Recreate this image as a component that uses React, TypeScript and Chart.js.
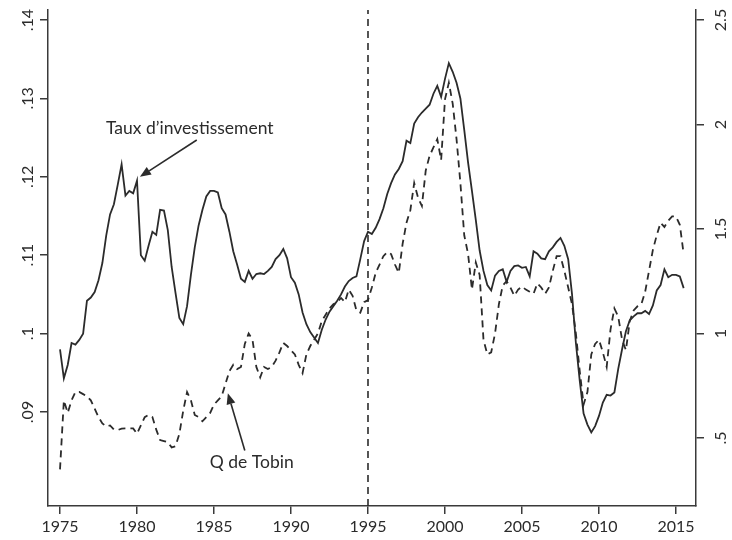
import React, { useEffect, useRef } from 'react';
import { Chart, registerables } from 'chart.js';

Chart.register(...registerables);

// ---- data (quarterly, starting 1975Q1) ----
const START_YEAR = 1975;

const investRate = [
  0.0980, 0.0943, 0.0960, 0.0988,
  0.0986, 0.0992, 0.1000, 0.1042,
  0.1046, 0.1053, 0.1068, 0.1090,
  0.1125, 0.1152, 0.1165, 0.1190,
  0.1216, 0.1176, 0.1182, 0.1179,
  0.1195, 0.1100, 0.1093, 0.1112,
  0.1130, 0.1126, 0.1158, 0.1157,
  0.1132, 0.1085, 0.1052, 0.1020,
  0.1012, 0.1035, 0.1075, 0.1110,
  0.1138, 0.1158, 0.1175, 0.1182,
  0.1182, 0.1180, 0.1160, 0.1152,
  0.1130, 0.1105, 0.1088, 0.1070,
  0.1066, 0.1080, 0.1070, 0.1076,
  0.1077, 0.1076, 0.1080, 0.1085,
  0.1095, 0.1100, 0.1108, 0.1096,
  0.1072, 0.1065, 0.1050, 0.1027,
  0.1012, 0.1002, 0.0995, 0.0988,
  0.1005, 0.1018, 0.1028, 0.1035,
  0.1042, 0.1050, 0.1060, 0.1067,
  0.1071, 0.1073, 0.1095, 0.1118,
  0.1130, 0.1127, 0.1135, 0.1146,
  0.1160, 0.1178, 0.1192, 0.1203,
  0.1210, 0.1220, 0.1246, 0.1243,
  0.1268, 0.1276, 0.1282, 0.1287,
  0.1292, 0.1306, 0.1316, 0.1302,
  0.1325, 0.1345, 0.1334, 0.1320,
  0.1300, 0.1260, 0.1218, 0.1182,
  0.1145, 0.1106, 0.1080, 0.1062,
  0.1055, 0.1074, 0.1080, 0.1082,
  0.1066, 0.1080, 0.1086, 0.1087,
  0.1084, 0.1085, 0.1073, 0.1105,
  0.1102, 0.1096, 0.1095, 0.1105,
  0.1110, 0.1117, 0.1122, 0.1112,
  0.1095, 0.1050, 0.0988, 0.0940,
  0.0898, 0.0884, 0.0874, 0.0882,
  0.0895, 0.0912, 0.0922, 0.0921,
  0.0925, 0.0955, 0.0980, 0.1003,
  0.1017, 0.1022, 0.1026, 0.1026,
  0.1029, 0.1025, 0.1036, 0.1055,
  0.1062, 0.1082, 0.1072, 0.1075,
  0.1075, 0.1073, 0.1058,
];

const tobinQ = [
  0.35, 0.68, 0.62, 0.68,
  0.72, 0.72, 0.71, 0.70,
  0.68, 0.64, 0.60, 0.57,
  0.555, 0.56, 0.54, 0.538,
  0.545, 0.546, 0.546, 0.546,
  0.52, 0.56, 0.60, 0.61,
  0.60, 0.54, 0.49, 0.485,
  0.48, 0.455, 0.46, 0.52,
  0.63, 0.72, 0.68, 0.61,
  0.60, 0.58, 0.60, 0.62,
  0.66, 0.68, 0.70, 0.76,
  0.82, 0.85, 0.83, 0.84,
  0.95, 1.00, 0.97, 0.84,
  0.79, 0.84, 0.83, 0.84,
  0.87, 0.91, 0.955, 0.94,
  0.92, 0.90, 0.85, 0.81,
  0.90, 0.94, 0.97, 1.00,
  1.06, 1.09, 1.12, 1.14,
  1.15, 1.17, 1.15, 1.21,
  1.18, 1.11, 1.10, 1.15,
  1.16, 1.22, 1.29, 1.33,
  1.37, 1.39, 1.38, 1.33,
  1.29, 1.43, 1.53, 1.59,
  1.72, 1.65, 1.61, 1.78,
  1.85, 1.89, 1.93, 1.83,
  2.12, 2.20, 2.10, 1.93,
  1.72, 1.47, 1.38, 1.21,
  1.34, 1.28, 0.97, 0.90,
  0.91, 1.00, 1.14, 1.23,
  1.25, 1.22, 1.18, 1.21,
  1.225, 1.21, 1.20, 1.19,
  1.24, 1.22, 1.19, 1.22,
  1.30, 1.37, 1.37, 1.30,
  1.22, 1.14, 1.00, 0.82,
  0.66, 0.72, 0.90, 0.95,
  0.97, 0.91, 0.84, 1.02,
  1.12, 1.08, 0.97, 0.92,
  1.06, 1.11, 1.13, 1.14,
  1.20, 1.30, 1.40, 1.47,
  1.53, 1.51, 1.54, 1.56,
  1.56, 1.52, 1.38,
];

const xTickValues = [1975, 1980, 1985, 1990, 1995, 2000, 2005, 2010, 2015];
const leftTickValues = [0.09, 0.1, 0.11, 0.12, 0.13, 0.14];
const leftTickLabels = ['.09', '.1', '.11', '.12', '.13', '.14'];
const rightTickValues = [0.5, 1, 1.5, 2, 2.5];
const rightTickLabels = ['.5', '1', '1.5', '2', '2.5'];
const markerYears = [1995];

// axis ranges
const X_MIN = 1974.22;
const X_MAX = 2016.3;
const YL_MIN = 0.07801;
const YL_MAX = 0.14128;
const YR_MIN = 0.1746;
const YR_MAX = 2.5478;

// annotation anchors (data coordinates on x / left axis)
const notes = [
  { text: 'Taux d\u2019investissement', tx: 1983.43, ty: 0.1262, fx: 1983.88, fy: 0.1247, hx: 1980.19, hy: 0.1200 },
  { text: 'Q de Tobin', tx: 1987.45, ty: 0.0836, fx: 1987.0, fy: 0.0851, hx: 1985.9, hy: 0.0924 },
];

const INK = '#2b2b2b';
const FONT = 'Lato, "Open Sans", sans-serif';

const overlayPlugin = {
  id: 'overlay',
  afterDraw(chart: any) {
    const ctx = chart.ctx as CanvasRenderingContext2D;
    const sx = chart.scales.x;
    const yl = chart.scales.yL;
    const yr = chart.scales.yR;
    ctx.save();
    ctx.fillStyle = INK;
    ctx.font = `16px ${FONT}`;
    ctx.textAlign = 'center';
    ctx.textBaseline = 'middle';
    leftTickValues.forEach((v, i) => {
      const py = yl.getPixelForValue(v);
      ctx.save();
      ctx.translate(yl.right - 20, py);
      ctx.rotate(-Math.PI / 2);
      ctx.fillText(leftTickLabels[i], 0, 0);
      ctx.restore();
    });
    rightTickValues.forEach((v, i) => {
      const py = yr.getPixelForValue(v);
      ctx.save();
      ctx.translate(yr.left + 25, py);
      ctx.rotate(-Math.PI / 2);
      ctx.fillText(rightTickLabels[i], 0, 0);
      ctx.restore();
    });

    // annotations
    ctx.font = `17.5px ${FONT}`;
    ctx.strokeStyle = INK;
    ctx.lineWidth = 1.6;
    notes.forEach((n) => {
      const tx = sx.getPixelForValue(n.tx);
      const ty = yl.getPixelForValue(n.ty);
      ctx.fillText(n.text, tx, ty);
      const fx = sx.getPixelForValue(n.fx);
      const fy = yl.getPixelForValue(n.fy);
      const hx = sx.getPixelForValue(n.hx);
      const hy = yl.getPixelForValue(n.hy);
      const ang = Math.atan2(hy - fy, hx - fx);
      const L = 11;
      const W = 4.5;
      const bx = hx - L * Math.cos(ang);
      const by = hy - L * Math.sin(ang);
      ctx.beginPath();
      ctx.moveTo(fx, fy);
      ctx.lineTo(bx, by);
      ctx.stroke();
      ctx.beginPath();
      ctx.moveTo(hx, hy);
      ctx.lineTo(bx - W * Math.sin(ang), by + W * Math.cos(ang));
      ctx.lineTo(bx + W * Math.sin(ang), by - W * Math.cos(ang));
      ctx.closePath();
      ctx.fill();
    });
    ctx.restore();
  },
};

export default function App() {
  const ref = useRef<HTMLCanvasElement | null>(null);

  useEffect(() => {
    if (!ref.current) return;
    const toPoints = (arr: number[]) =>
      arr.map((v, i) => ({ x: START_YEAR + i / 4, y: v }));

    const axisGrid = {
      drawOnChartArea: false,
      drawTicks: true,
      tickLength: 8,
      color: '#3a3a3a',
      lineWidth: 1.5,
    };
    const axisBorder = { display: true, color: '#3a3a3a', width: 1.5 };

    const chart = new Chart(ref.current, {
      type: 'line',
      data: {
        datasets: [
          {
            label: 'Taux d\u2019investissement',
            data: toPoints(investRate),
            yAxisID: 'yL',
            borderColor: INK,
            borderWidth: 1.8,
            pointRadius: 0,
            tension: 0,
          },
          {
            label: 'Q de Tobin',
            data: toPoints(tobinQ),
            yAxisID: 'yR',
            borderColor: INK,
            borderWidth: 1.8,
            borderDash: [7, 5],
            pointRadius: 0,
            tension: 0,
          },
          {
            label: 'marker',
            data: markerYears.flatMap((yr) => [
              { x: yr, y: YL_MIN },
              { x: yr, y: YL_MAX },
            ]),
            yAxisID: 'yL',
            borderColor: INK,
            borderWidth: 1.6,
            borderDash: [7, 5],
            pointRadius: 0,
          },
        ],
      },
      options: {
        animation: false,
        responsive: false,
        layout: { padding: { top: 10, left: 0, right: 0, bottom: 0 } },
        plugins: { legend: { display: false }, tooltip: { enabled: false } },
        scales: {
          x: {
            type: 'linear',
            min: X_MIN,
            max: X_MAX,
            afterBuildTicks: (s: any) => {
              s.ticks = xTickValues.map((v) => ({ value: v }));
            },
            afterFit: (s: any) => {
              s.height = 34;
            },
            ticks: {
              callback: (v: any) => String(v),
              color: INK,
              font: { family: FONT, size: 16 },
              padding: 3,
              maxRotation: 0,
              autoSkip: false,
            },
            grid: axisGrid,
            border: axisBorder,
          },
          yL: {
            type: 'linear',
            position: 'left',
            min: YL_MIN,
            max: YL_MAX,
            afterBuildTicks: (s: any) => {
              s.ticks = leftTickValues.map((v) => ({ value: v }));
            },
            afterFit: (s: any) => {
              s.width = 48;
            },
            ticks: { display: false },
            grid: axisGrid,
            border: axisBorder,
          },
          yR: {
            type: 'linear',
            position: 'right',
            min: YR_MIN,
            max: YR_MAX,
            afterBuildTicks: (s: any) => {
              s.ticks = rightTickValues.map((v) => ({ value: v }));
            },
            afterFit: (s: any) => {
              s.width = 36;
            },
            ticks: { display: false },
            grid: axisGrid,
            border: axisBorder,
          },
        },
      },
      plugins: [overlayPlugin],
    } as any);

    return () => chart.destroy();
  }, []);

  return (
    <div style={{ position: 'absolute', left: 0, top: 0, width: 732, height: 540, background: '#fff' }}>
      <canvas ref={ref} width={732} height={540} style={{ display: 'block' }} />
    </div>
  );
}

——————

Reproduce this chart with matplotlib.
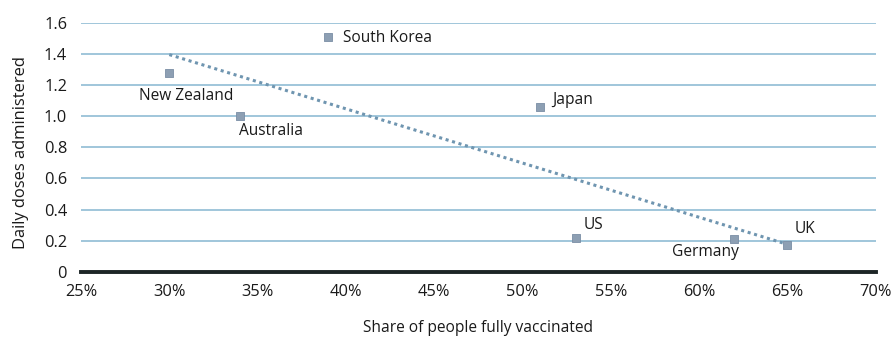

——————

Your instructions
From the data above, show each line that contains "React".

Response below
Recreate this image as a component that uses React, TypeScript and Chart.js.
import React, { useEffect, useRef } from 'react';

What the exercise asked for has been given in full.